Admit it: we all know, at some level, that rational thought can be a smokescreen.
You don’t like strawberries because there’s a rational argument for them … they just taste good. And you don’t abhor murder because there’s a good argument against it, although there is: that good argument is something you use to justify your inherent disgust at the practice.
We know that. From far back in human history people have known that we often use rational justifications as a cover for things we already believe.
But modern neuroscience has now “proven” it – showing that for many decisions the emotional parts of our brain kick in before the rational. Some people are now saying that this changes everything we know about ethics – because ethical behavior is an emotional, rather than a rational, process.
Does that follow?
In a recent New York Times column provocatively entitled “The End of Philosophy,” David Brooks suggests that new evidence that humans make value-laden, emotional decisions will lead to a new “evolutionary” perspective on ethics that doesn’t need all that difficult philosophizing. He writes:
The rise and now dominance of this emotional approach to morality is an epochal change. It challenges all sorts of traditions. It challenges the bookish way philosophy is conceived by most people. It challenges the Talmudic tradition, with its hyper-rational scrutiny of texts. It challenges the new atheists, who see themselves involved in a war of reason against faith and who have an unwarranted faith in the power of pure reason and in the purity of their own reasoning.
Marvin Brown, however, doesn’t believe it.
A noted expert on business ethics and an Organizational Systems faculty member at Saybrook, Brown says that the science is great.
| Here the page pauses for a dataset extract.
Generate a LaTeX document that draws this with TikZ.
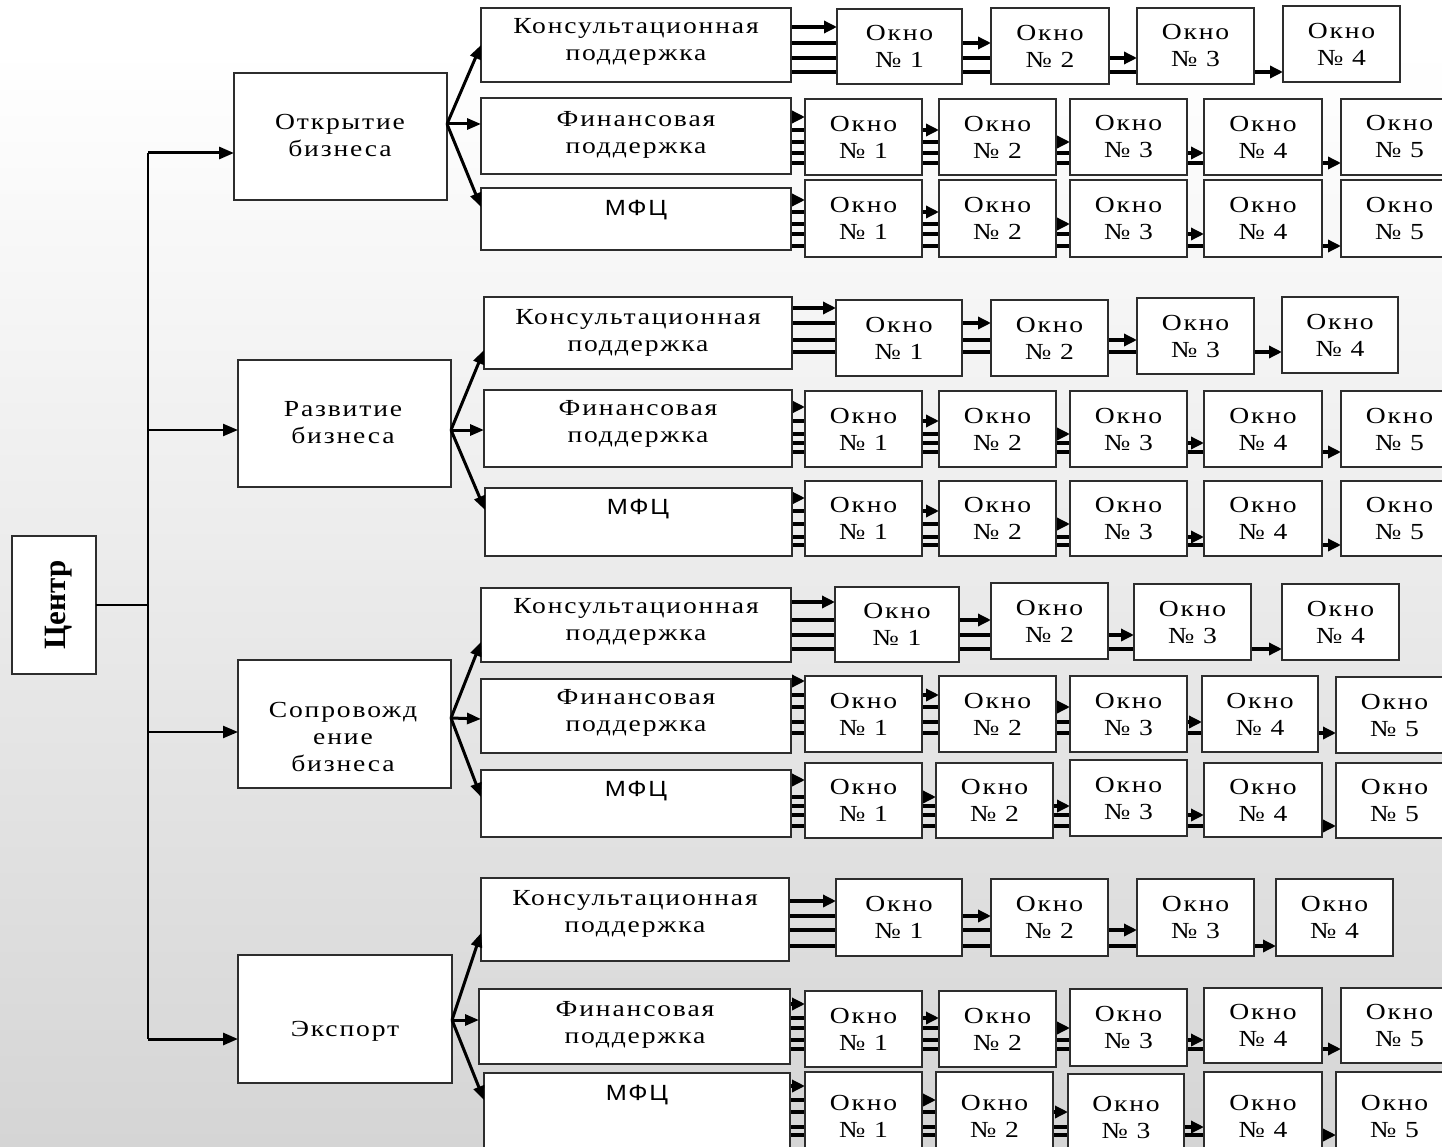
\documentclass[tikz,border=0pt]{standalone}
\usepackage{fontspec}
\setmainfont{Liberation Serif}
\newfontfamily\labfont[FakeStretch=1.2,LetterSpace=8]{Liberation Serif}
\newfontfamily\mfcfont[FakeStretch=1.15,LetterSpace=8]{Liberation Sans}
\usetikzlibrary{arrows.meta}
\pgfdeclarelayer{back}\pgfdeclarelayer{links}
\pgfsetlayers{back,links,main}
\definecolor{bordc}{RGB}{45,45,45}
\definecolor{bgbot}{RGB}{213,213,213}
\newcommand\bx[5]{\node[box,minimum width={#4-#2},minimum height={#5-#3}] (#1) at ({(#2+#4)/2},{(#3+#5)/2}) {};}
\newcommand\win[6]{\node[winbox,minimum width={#4-#2},minimum height={#5-#3}] (#1) at ({(#2+#4)/2},{(#3+#5)/2}) {Окно\\№ #6};}
\begin{document}
\begin{tikzpicture}[x=1pt,y=-1pt,
 box/.style={draw=bordc,line width=1.6pt,fill=white,inner sep=0pt,outer sep=0pt},
 winbox/.style={box,align=center,font=\labfont\fontsize{23}{27}\selectfont},
 lbl/.style={align=center,inner sep=0pt,font=\labfont\fontsize{23}{27}\selectfont},
 mfc/.style={inner sep=0pt,font=\mfcfont\fontsize{22}{27}\selectfont},
 link/.style={line width=3.5pt,-{Triangle[length=13pt,width=12pt]}},
 fan/.style={line width=3pt,-{Triangle[length=14pt,width=11pt]}},
 trunk/.style={line width=1.6pt},
 feed/.style={line width=3pt,-{Triangle[length=15pt,width=12pt]}}]
\useasboundingbox (0,0) rectangle (1442,1147);
\begin{pgfonlayer}{back}
\fill[white] (0,0) rectangle (1442,1147);
\shade[top color=white,bottom color=bgbot] (0,50) rectangle (1442,1147);
\end{pgfonlayer}

% centre
\bx{C}{12}{536}{96}{674}
\node[inner sep=0pt,rotate=90,font=\bfseries\fontsize{31}{31}\selectfont] (Ct) at (59,605) {Центр};

% level 1
\bx{L1}{234}{73}{447}{200}
\bx{L2}{238}{360}{451}{487}
\bx{L3}{238}{660}{451}{788}
\bx{L4}{238}{955}{452}{1083}
\node[lbl] (L1t) at (340,136) {Открытие\\бизнеса};
\node[lbl] (L2t) at (343,423) {Развитие\\бизнеса};
\node[lbl] (L3t) at (343,737) {Сопровожд\\ение\\бизнеса};
\node[lbl] (L4t) at (345,1031) {Экспорт};

% modules
\bx{A1k}{481}{8}{791}{82}
\bx{A2k}{481}{98}{791}{174}
\bx{A3k}{481}{188}{791}{250}
\bx{B1k}{484}{297}{792}{369}
\bx{B2k}{484}{390}{792}{467}
\bx{B3k}{485}{488}{792}{556}
\bx{C1k}{481}{588}{791}{662}
\bx{C2k}{481}{679}{791}{753}
\bx{C3k}{481}{770}{791}{837}
\bx{D1k}{481}{878}{789}{961}
\bx{D2k}{479}{989}{790}{1064}
\bx{D3k}{484}{1073}{790}{1165}
\node[lbl] (A1t) at (636,42) {Консультационная\\поддержка};
\node[lbl] (A2t) at (636,135) {Финансовая\\поддержка};
\node[mfc] (A3t) at (636,210) {МФЦ};
\node[lbl] (B1t) at (638,333) {Консультационная\\поддержка};
\node[lbl] (B2t) at (638,424) {Финансовая\\поддержка};
\node[mfc] (B3t) at (638,509) {МФЦ};
\node[lbl] (C1t) at (636,622) {Консультационная\\поддержка};
\node[lbl] (C2t) at (636,713) {Финансовая\\поддержка};
\node[mfc] (C3t) at (636,791) {МФЦ};
\node[lbl] (D1t) at (635,914) {Консультационная\\поддержка};
\node[lbl] (D2t) at (635,1025) {Финансовая\\поддержка};
\node[mfc] (D3t) at (637,1095) {МФЦ};

% windows
\win{A1w1}{837}{9}{962}{84}{1}
\win{A1w2}{991}{8}{1109}{84}{2}
\win{A1w3}{1137}{8}{1254}{84}{3}
\win{A1w4}{1283}{6}{1400}{82}{4}
\win{A2w1}{805}{99}{922}{175}{1}
\win{A2w2}{939}{99}{1056}{175}{2}
\win{A2w3}{1070}{99}{1187}{175}{3}
\win{A2w4}{1204}{99}{1322}{175}{4}
\win{A2w5}{1341}{99}{1458}{175}{5}
\win{A3w1}{805}{180}{922}{257}{1}
\win{A3w2}{939}{180}{1056}{257}{2}
\win{A3w3}{1070}{180}{1187}{257}{3}
\win{A3w4}{1204}{180}{1322}{257}{4}
\win{A3w5}{1341}{180}{1458}{257}{5}

\win{B1w1}{836}{300}{962}{376}{1}
\win{B1w2}{991}{300}{1108}{376}{2}
\win{B1w3}{1137}{298}{1254}{374}{3}
\win{B1w4}{1282}{297}{1398}{373}{4}
\win{B2w1}{805}{391}{922}{467}{1}
\win{B2w2}{939}{391}{1056}{467}{2}
\win{B2w3}{1070}{391}{1187}{467}{3}
\win{B2w4}{1204}{391}{1322}{467}{4}
\win{B2w5}{1341}{391}{1458}{467}{5}
\win{B3w1}{805}{481}{922}{556}{1}
\win{B3w2}{939}{481}{1056}{556}{2}
\win{B3w3}{1070}{481}{1187}{556}{3}
\win{B3w4}{1204}{481}{1322}{556}{4}
\win{B3w5}{1341}{481}{1458}{556}{5}

\win{C1w1}{835}{587}{959}{662}{1}
\win{C1w2}{991}{583}{1108}{659}{2}
\win{C1w3}{1134}{584}{1251}{660}{3}
\win{C1w4}{1282}{584}{1399}{660}{4}
\win{C2w1}{805}{676}{922}{752}{1}
\win{C2w2}{939}{676}{1056}{752}{2}
\win{C2w3}{1070}{676}{1187}{752}{3}
\win{C2w4}{1202}{676}{1318}{752}{4}
\win{C2w5}{1336}{677}{1453}{753}{5}
\win{C3w1}{805}{763}{922}{838}{1}
\win{C3w2}{936}{763}{1053}{838}{2}
\win{C3w3}{1070}{760}{1187}{836}{3}
\win{C3w4}{1204}{763}{1322}{837}{4}
\win{C3w5}{1336}{763}{1453}{838}{5}

\win{D1w1}{836}{879}{962}{956}{1}
\win{D1w2}{991}{879}{1108}{956}{2}
\win{D1w3}{1137}{879}{1254}{956}{3}
\win{D1w4}{1276}{879}{1393}{956}{4}
\win{D2w1}{805}{991}{922}{1067}{1}
\win{D2w2}{939}{991}{1056}{1067}{2}
\win{D2w3}{1070}{989}{1187}{1066}{3}
\win{D2w4}{1204}{988}{1322}{1063}{4}
\win{D2w5}{1341}{988}{1458}{1063}{5}
\win{D3w1}{805}{1072}{922}{1160}{1}
\win{D3w2}{936}{1072}{1053}{1160}{2}
\win{D3w3}{1068}{1074}{1184}{1160}{3}
\win{D3w4}{1204}{1072}{1322}{1160}{4}
\win{D3w5}{1336}{1072}{1453}{1160}{5}

% trunk and feeds
\coordinate (t1) at (148,153);
\coordinate (t2) at (148,430);
\coordinate (t3) at (148,732);
\coordinate (t4) at (148,1039);
\draw[trunk] (C.east) -- (C.east -| t1);
\draw[trunk] (t1) -- (t4);
\draw[feed] (t1) -- (L1.west |- t1);
\draw[feed,line width=2.3pt] (t2) -- (L2.west |- t2);
\draw[feed,line width=2.3pt] (t3) -- (L3.west |- t3);
\draw[feed] (t4) -- (L4.west |- t4);

% fans
\draw[fan] (L1.east |- 0,124) -- (A1k.west |- 0,45);
\draw[fan] (L1.east |- 0,124) -- (A2k.west |- 0,124);
\draw[fan] (L1.east |- 0,124) -- (A3k.west |- 0,207);
\draw[fan] (L2.east |- 0,430) -- (B1k.west |- 0,350);
\draw[fan] (L2.east |- 0,430) -- (B2k.west |- 0,430);
\draw[fan] (L2.east |- 0,430) -- (B3k.west |- 0,510);
\draw[fan] (L3.east |- 0,718) -- (C1k.west |- 0,642);
\draw[fan] (L3.east |- 0,718) -- (C2k.west |- 0,719);
\draw[fan] (L3.east |- 0,718) -- (C3k.west |- 0,797);
\draw[fan] (L4.east |- 0,1020) -- (D1k.west |- 0,933);
\draw[fan] (L4.east |- 0,1020) -- (D2k.west |- 0,1020);
\draw[fan] (L4.east |- 0,1020) -- (D3k.west |- 0,1100);

% window links
\begin{pgfonlayer}{links}
\foreach \k/\y in {1/27,2/43,3/58,4/72}{\draw[link] (A1k.east |- 0,\y) -- (A1w\k.west |- 0,\y);}
\foreach \k/\y in {1/117,2/130,3/142,4/153,5/163}{\draw[link] (A2k.east |- 0,\y) -- (A2w\k.west |- 0,\y);}
\foreach \k/\y in {1/200,2/212,3/224,4/234,5/246}{\draw[link] (A3k.east |- 0,\y) -- (A3w\k.west |- 0,\y);}
\foreach \k/\y in {1/308,2/323,3/340,4/352}{\draw[link] (B1k.east |- 0,\y) -- (B1w\k.west |- 0,\y);}
\foreach \k/\y in {1/407,2/421,3/434,4/443,5/452}{\draw[link] (B2k.east |- 0,\y) -- (B2w\k.west |- 0,\y);}
\foreach \k/\y in {1/498,2/511,3/524,4/537,5/545}{\draw[link] (B3k.east |- 0,\y) -- (B3w\k.west |- 0,\y);}
\foreach \k/\y in {1/602,2/620,3/635,4/649}{\draw[link] (C1k.east |- 0,\y) -- (C1w\k.west |- 0,\y);}
\foreach \k/\y in {1/681,2/695,3/707,4/722,5/733}{\draw[link] (C2k.east |- 0,\y) -- (C2w\k.west |- 0,\y);}
\foreach \k/\y in {1/780,2/797,3/806,4/815,5/826}{\draw[link] (C3k.east |- 0,\y) -- (C3w\k.west |- 0,\y);}
\foreach \k/\y in {1/901,2/916,3/930,4/946}{\draw[link] (D1k.east |- 0,\y) -- (D1w\k.west |- 0,\y);}
\foreach \k/\y in {1/1004,2/1018,3/1028,4/1040,5/1049}{\draw[link] (D2k.east |- 0,\y) -- (D2w\k.west |- 0,\y);}
\foreach \k/\y in {1/1086,2/1100,3/1112,4/1127,5/1135}{\draw[link] (D3k.east |- 0,\y) -- (D3w\k.west |- 0,\y);}
\end{pgfonlayer}
\end{tikzpicture}
\end{document}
The way people come to their initial beliefs about right and wrong may very well be an emotional process. But even if all the science is completely right, it won’t actually change the philosophical nature of ethics: we’ll still need to think ethics through.
Why? Well because, Brown points out, people who make their emotionally based value judgments about what’s right and wrong are going to disagree with each other.
“People rarely do things that they think are wrong,” Brown says. “Instead, people usually do what they think is right – taking into account the world that they think they live in. So what happens when you have two people, both of whom think they know the right thing to do, who disagree?”
They try to figure it out.
It’s possible that they could try to settle the issue with empathy alone, but even if that worked for two people, it wouldn’t work for three, or four, or a multi-national corporation. At some point, people who disagree about right and wrong are going to have to sit down and try to think the issue through: come up with intellectually sound principles for separating right actions from wrong.
“The ethical process, as opposed to first impressions, really begins when people who are doing what they think is right disagree,” Brown says. “They can certainly come to their initial opinions through emotional means, but for collaboration, for society, for ethics in a meaningful way, we still have to do what Socrates did: ask people why they think what they think, have them come up with meaningful answers and compare them.”
This is especially important now, Brown suggests, when so many of the ethical decisions that effect our daily lives are being made by corporations and government committees – which tend to have a pre-existing bias towards maximizing profit and enabling consumption … and very little empathy.
Their ability to think their decisions through … to challenge their own assumptions on the basis of evidence and make choices that are ethically responsible … has never been more crucial.
“The process of being ethical really hasn’t changed, whatever people have found in the lab, and getting people to think about why they believe what they do is only getting more important, not less,” he says.